Chinese animated series

The Three-Body Problem in Minecraft (我的三体 (Wǒdè Sāntǐ, My Three-Body)) is a Chinese network animated series based on the science fiction novels The Three-Body Problem and The Dark Forest by Liu Cixin. Initially, the animation was an unofficial machinima doujin work, but from the second season onward, it became an official adaptation.

==Production==
The animation's director, Li Zhenyi (李圳宜), is a student studying at the University of Pau and the Adour Region and a fan of the Three-Body Problem. As he was often asked about the novel, he decided to use Minecraft to make an animated adaption of the work. When he made the first episode, he was the only person involved aside from the voice actors, so he needed to adapt the screenplay, perform auditions, and design the levels. Due to technical, experience and financial constraints, the first season was relatively unprofessional, but nevertheless managed to attract others to help work on the production. After the fourth episode, the creators set up a production team, and after the ninth, they all converted to animation production.

With the debut of the second season, quality was further improved, with the addition of lighting and character expressions. It also became an official adaptation, allowing the team to receive financial support and official licensing from the publishers of the original novel.

==Seasons==

The average episode lasts about 20 minutes.

During the first season, there was a six-month gap between episodes 10 and 11. After the second episode of season two, updates were discontinued for a long time, before broadcasting began again in January 2018.

| Series | Subtitle | Episodes |  | Originally released |  |
| First released | Last released |
| 1 | – | 11 |  | 27 February 2014 | 6 October 2015 |
| 2 | The Legend of Luo Ji | 11 |  | 9 June 2016 | 9 March 2018 |
| 3 | The Legend of Zhang Beihai | 9 |  | 21 January 2020 | 10 March 2020 |
| 4 | – | 9 |  | 14 June 2024 | 8 September 2024 |

==Reception==
Critical reception was largely positive. On the Chinese social website Douban and video website Bilibili, the animation received an overall rating of 9.7/10.

According to the People's Daily, the creators' animation, voice-over work, scene design, and editing manages use the video-game-style pixel art into a production with a quality similar to sci-fi movies. They also commended the quality of the animation, especially in the third season.
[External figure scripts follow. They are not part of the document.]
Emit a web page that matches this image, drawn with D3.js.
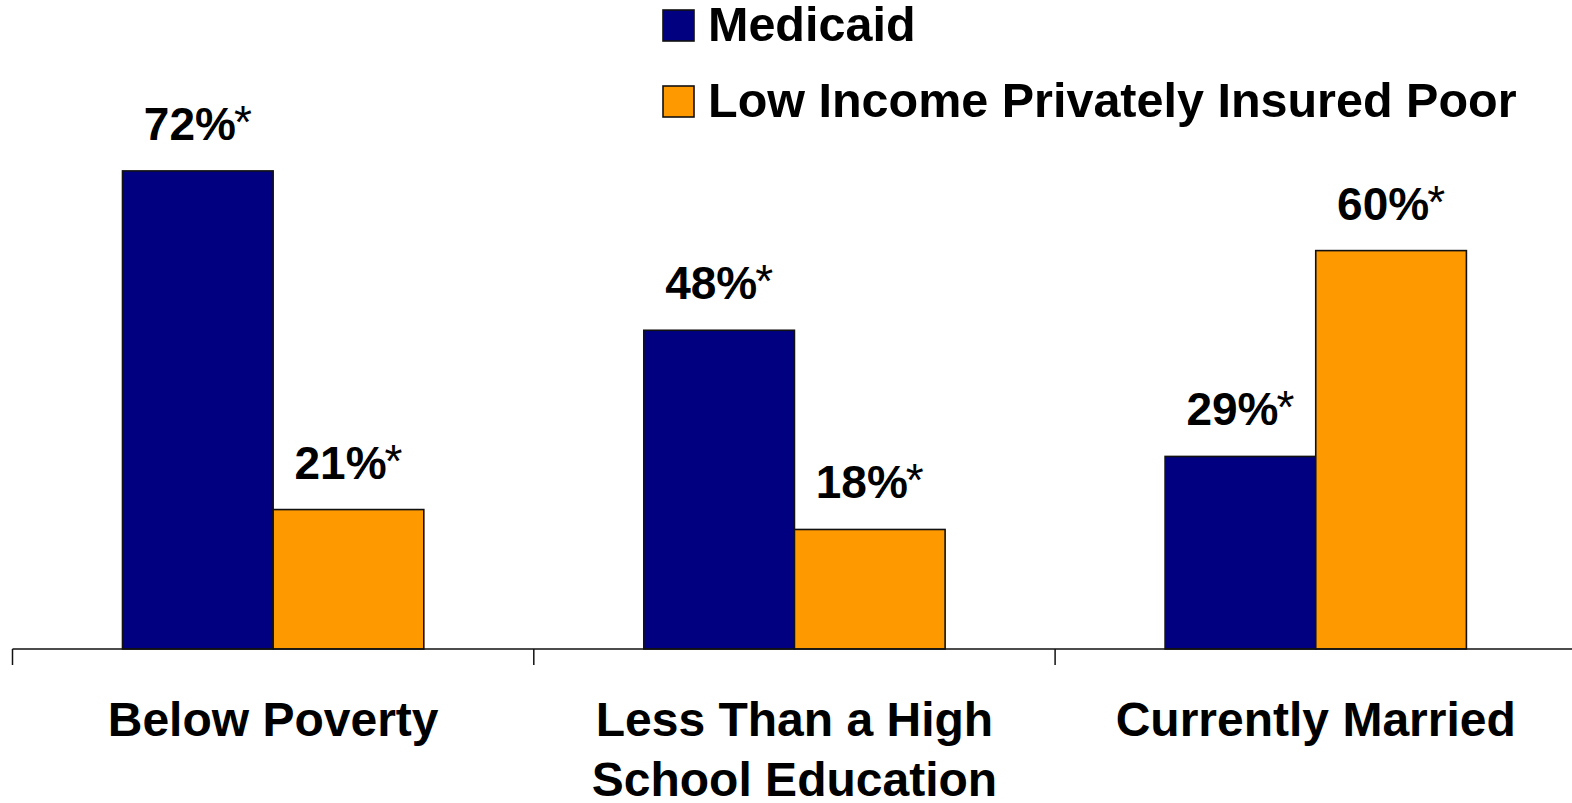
<!DOCTYPE html>
<html>
<head>
<meta charset="utf-8">
<script src="https://cdn.jsdelivr.net/npm/d3@7"></script>
<style>
  html, body { margin: 0; padding: 0; background: #fff; }
  svg { display: block; }
  text { font-family: "Liberation Sans", Arial, sans-serif; fill: #000; }
</style>
</head>
<body>
<svg id="chart" width="1572" height="803"></svg>
<script>
// Characteristics of adults by coverage group (percent)
const categories = [["Below Poverty"], ["Less Than a High", "School Education"], ["Currently Married"]];
const seriesNames = ["Medicaid", "Low Income Privately Insured Poor"];
const medicaid = [72, 48, 29];
const privateInsured = [21, 18, 60];
const labelSuffix = "*";

const colors = ["#000080", "#FF9900"];
const seriesValues = [medicaid, privateInsured];

const svg = d3.select("#chart");
const W = 1572;
const baseline = 649;

const keys = categories.map(c => c.join(" "));
const x0 = d3.scaleBand().domain(keys).range([12.5, 12.5 + 521.3 * 3]).padding(0);
const bw = x0.bandwidth();
const x1 = d3.scaleBand().domain(seriesNames).range([bw * 0.211, bw * 0.789]).padding(0);
const y = d3.scaleLinear().domain([0, 100]).range([baseline, baseline - 664]);

const rows = keys.map((k, i) => ({
  key: k,
  values: seriesNames.map((s, j) => ({ series: s, j, value: seriesValues[j][i] }))
}));

// Bars
const groups = svg.selectAll("g.group").data(rows).join("g")
  .attr("class", "group")
  .attr("transform", d => `translate(${x0(d.key)},0)`);

groups.selectAll("rect").data(d => d.values).join("rect")
  .attr("x", d => x1(d.series))
  .attr("y", d => y(d.value))
  .attr("width", x1.bandwidth())
  .attr("height", d => y(0) - y(d.value))
  .attr("fill", d => colors[d.j])
  .attr("stroke", "#111")
  .attr("stroke-width", 1.6);

// Value labels
const vl = groups.selectAll("text.val").data(d => d.values).join("text")
  .attr("class", "val")
  .attr("x", d => x1(d.series) + x1.bandwidth() / 2)
  .attr("y", d => y(d.value) - 31)
  .attr("text-anchor", "middle")
  .style("font-size", "46px")
  .style("font-weight", "bold");
vl.append("tspan").text(d => d.value + "%");
vl.append("tspan").style("font-weight", "normal").attr("dx", -2).attr("dy", -2).text(labelSuffix);

// Category axis
const axis = svg.append("g").attr("class", "axis");
axis.append("line")
  .attr("x1", x0(keys[0])).attr("x2", W)
  .attr("y1", baseline).attr("y2", baseline)
  .attr("stroke", "#111").attr("stroke-width", 1.5);
axis.selectAll("line.tick").data(keys).join("line")
  .attr("class", "tick")
  .attr("x1", d => x0(d)).attr("x2", d => x0(d))
  .attr("y1", baseline).attr("y2", baseline + 16)
  .attr("stroke", "#111").attr("stroke-width", 1.5);

const cl = axis.selectAll("text.cat").data(categories).join("text")
  .attr("class", "cat")
  .attr("x", (d, i) => x0(keys[i]) + bw / 2)
  .attr("y", 736)
  .attr("text-anchor", "middle")
  .style("font-size", "48px")
  .style("font-weight", "bold");
cl.selectAll("tspan").data(d => d).join("tspan")
  .attr("x", function () { return this.parentNode.getAttribute("x"); })
  .attr("dy", (d, i) => i === 0 ? 0 : 60)
  .text(d => d);

// Legend
const legend = svg.append("g").attr("class", "legend");
const li = legend.selectAll("g").data(seriesNames).join("g")
  .attr("transform", (d, i) => `translate(663,${10 + i * 76})`);
li.append("rect")
  .attr("width", 31).attr("height", 31)
  .attr("fill", (d, i) => colors[i])
  .attr("stroke", "#111").attr("stroke-width", 1.6);
li.append("text")
  .attr("x", 45).attr("y", 31)
  .style("font-size", "48.5px")
  .style("font-weight", "bold")
  .text(d => d);
</script>
</body>
</html>
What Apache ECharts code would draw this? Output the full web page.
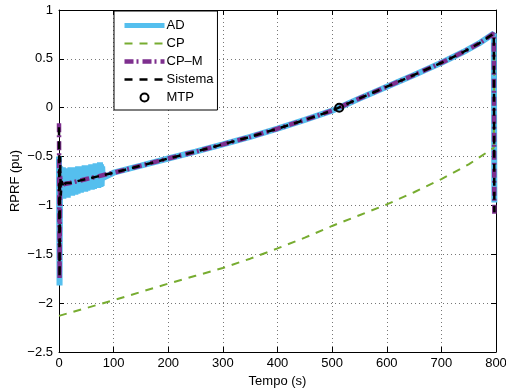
<!DOCTYPE html>
<html>
<head>
<meta charset="utf-8">
<script src="https://cdn.jsdelivr.net/npm/echarts@6/dist/echarts.min.js"></script>
<style>
html,body{margin:0;padding:0;background:#fff;}
#c{width:506px;height:392px;}
</style>
</head>
<body>
<div id="c"></div>
<script>
// ---- data ----
const xTicks = [0, 100, 200, 300, 400, 500, 600, 700, 800];
const yTicks = [-2.5, -2, -1.5, -1, -0.5, 0, 0.5, 1];

// shared smooth trajectory (AD, CP-M, Sistema)
const curveT = [20, 50, 100, 150, 200, 250, 300, 350, 400, 450, 500, 550, 600, 650, 700, 740, 768, 796];
const curveV = [-0.77, -0.73, -0.665, -0.593, -0.52, -0.45, -0.375, -0.298, -0.215, -0.125, -0.03, 0.095, 0.215, 0.335, 0.46, 0.57, 0.655, 0.76];

// AD: start spike + noisy segment
const adStartT = [0, 1, 2];
const adStartV = [-0.5, -1.82, -0.6];
const adNoiseT = [3,4,5,6,7,8,9,10,11,12,13,14,15,16,17,18,19,20,21,22,23,24,25,26,27,28,29,30,31,32,33,34,35,36,37,38,39,40,41,42,43,44,45,46,47,48,49,50,51,52,53,54,55,56,57,58,59,60,61,62,63,64,65,66,67,68,69,70,71,72,73,74,75,76,77,78,79,80];
const adNoiseV = [-0.62,-0.92,-0.66,-0.90,-0.61,-0.93,-0.65,-0.89,-0.63,-0.91,-0.66,-0.88,-0.62,-0.92,-0.64,-0.89,-0.63,-0.90,-0.61,-0.88,-0.65,-0.90,-0.62,-0.89,-0.64,-0.87,-0.61,-0.89,-0.63,-0.86,-0.62,-0.88,-0.60,-0.87,-0.63,-0.86,-0.61,-0.87,-0.62,-0.85,-0.60,-0.86,-0.62,-0.84,-0.59,-0.86,-0.61,-0.84,-0.60,-0.85,-0.62,-0.83,-0.59,-0.84,-0.60,-0.82,-0.58,-0.84,-0.61,-0.82,-0.59,-0.83,-0.58,-0.81,-0.57,-0.82,-0.59,-0.81,-0.57,-0.82,-0.58,-0.80,-0.56,-0.81,-0.58,-0.80,-0.60,-0.72];
const adEndT = [797];
const adEndV = [-0.97];

// CP-M start / end
const cpmStartT = [0, 1, 2, 4, 10];
const cpmStartV = [-0.16, -1.75, -0.7, -0.8, -0.78];
const cpmEndT = [797];
const cpmEndV = [-1.1];

// Sistema start / end
const sisStartT = [0, 1, 2, 3, 5, 8, 12];
const sisStartV = [-0.2, -1.74, -0.5, -0.9, -0.75, -0.82, -0.77];
const sisEndT = [797];
const sisEndV = [-1.07];

// CP
const cpT = [0, 50, 100, 150, 200, 250, 300, 350, 400, 450, 500, 550, 600, 650, 700, 750, 796, 797];
const cpV = [-2.13, -2.05, -1.97, -1.885, -1.80, -1.72, -1.64, -1.545, -1.44, -1.33, -1.21, -1.10, -0.99, -0.865, -0.73, -0.58, -0.41, 0.6];

// MTP
const mtpT = [513];
const mtpV = [0];

// ---- build ----
function pairs(t, v) { return t.map((x, i) => [x, v[i]]); }
const curveAfter = (t0) => pairs(curveT, curveV).filter(p => p[0] > t0);

const adData = pairs(adStartT, adStartV).concat(pairs(adNoiseT, adNoiseV), curveAfter(80), pairs(adEndT, adEndV));
const cpmData = pairs(cpmStartT, cpmStartV).concat(curveAfter(10), pairs(cpmEndT, cpmEndV));
const sisData = pairs(sisStartT, sisStartV).concat(curveAfter(12), pairs(sisEndT, sisEndV));
const cpData = pairs(cpT, cpV);
const mtpData = pairs(mtpT, mtpV);

const FONT = 'Liberation Sans';
const fmt = v => String(v).replace('-', '\u2212');
const gridLine = { show: true, lineStyle: { color: '#777', width: 1, type: [1, 3] } };
const hideSym = { opacity: 0 };

const chart = echarts.init(document.getElementById('c'), null, { renderer: 'canvas' });
chart.setOption({
  animation: false,
  backgroundColor: '#fff',
  textStyle: { fontFamily: FONT, color: '#000' },
  grid: { left: 59, right: 10, top: 10, bottom: 40, containLabel: false, outerBoundsMode: 'none' },
  legend: {
    orient: 'vertical',
    left: 114, top: 11,
    width: 106,
    padding: [8, 4, 6, 8],
    itemWidth: 40, itemHeight: 10, itemGap: 5,
    borderColor: '#000', borderWidth: 1, backgroundColor: '#fff',
    textStyle: { fontFamily: FONT, fontSize: 13, color: '#000', padding: [0, 0, 0, -3] },
    data: [
      { name: 'AD', itemStyle: hideSym, lineStyle: { width: 5, color: '#55BFEE' } },
      { name: 'CP', itemStyle: hideSym, lineStyle: { width: 2, color: '#77AC30', type: [8, 7] } },
      { name: 'CP\u2013M', itemStyle: hideSym, lineStyle: { width: 4.5, color: '#7E2F8E', type: [9, 3, 2, 4] } },
      { name: 'Sistema', itemStyle: hideSym, lineStyle: { width: 2.5, color: '#000', type: [8, 7] } },
      { name: 'MTP' }
    ]
  },
  xAxis: [{
    type: 'value', min: 0, max: 800, interval: 100, position: 'bottom',
    name: 'Tempo (s)', nameLocation: 'middle', nameGap: 21,
    nameTextStyle: { fontFamily: FONT, fontSize: 13, color: '#000' },
    axisLine: { show: true, onZero: false, lineStyle: { color: '#000', width: 1 } },
    axisTick: { show: true, inside: true, length: 5, lineStyle: { color: '#000' } },
    axisLabel: { fontFamily: FONT, fontSize: 13, color: '#000', margin: 5, formatter: fmt },
    splitLine: gridLine
  }, {
    type: 'value', min: 0, max: 800, interval: 100, position: 'top',
    axisLine: { show: true, onZero: false, lineStyle: { color: '#000', width: 1 } },
    axisTick: { show: true, inside: true, length: 5, lineStyle: { color: '#000' } },
    axisLabel: { show: false }, splitLine: { show: false }
  }],
  yAxis: [{
    type: 'value', min: -2.5, max: 1, interval: 0.5, position: 'left',
    name: 'RPRF (pu)', nameLocation: 'middle', nameGap: 37, nameRotate: 90, nameMoveOverlap: false,
    nameTextStyle: { fontFamily: FONT, fontSize: 13, color: '#000' },
    axisLine: { show: true, onZero: false, lineStyle: { color: '#000', width: 1 } },
    axisTick: { show: true, inside: true, length: 5, lineStyle: { color: '#000' } },
    axisLabel: { fontFamily: FONT, fontSize: 13, color: '#000', margin: 6, formatter: fmt },
    splitLine: gridLine
  }, {
    type: 'value', min: -2.5, max: 1, interval: 0.5, position: 'right',
    axisLine: { show: true, onZero: false, lineStyle: { color: '#000', width: 1 } },
    axisTick: { show: true, inside: true, length: 5, lineStyle: { color: '#000' } },
    axisLabel: { show: false }, splitLine: { show: false }
  }],
  series: [
    { name: 'AD', type: 'line', data: adData, symbol: 'none', z: 2,
      color: '#55BFEE', lineStyle: { color: '#55BFEE', width: 6 } },
    { name: 'CP', type: 'line', data: cpData, symbol: 'none', z: 3,
      color: '#77AC30', lineStyle: { color: '#77AC30', width: 2, type: [8, 7] } },
    { name: 'CP\u2013M', type: 'line', data: cpmData, symbol: 'none', z: 4,
      color: '#7E2F8E', lineStyle: { color: '#7E2F8E', width: 4.5, type: [9, 3, 2, 4] } },
    { name: 'Sistema', type: 'line', data: sisData, symbol: 'none', z: 5,
      color: '#000', lineStyle: { color: '#000', width: 2.5, type: [8, 6] } },
    { name: 'MTP', type: 'line', data: mtpData, symbol: 'circle', symbolSize: 8, z: 6,
      color: '#000',
      itemStyle: { color: 'rgba(0,0,0,0)', borderColor: '#000', borderWidth: 2 },
      lineStyle: { width: 0, opacity: 0 } }
  ]
});
</script>
</body>
</html>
The Paper also praised it, stating that since the production team were fans of the original novel, they could preserve the details that made it appealing, and make the adapted plot compelling and rich.

In 2015, the production team was awarded the Silver Prize of the Xingyun Awards.

Outside of China, users have uploaded the series onto YouTube, putting each season onto a playlist.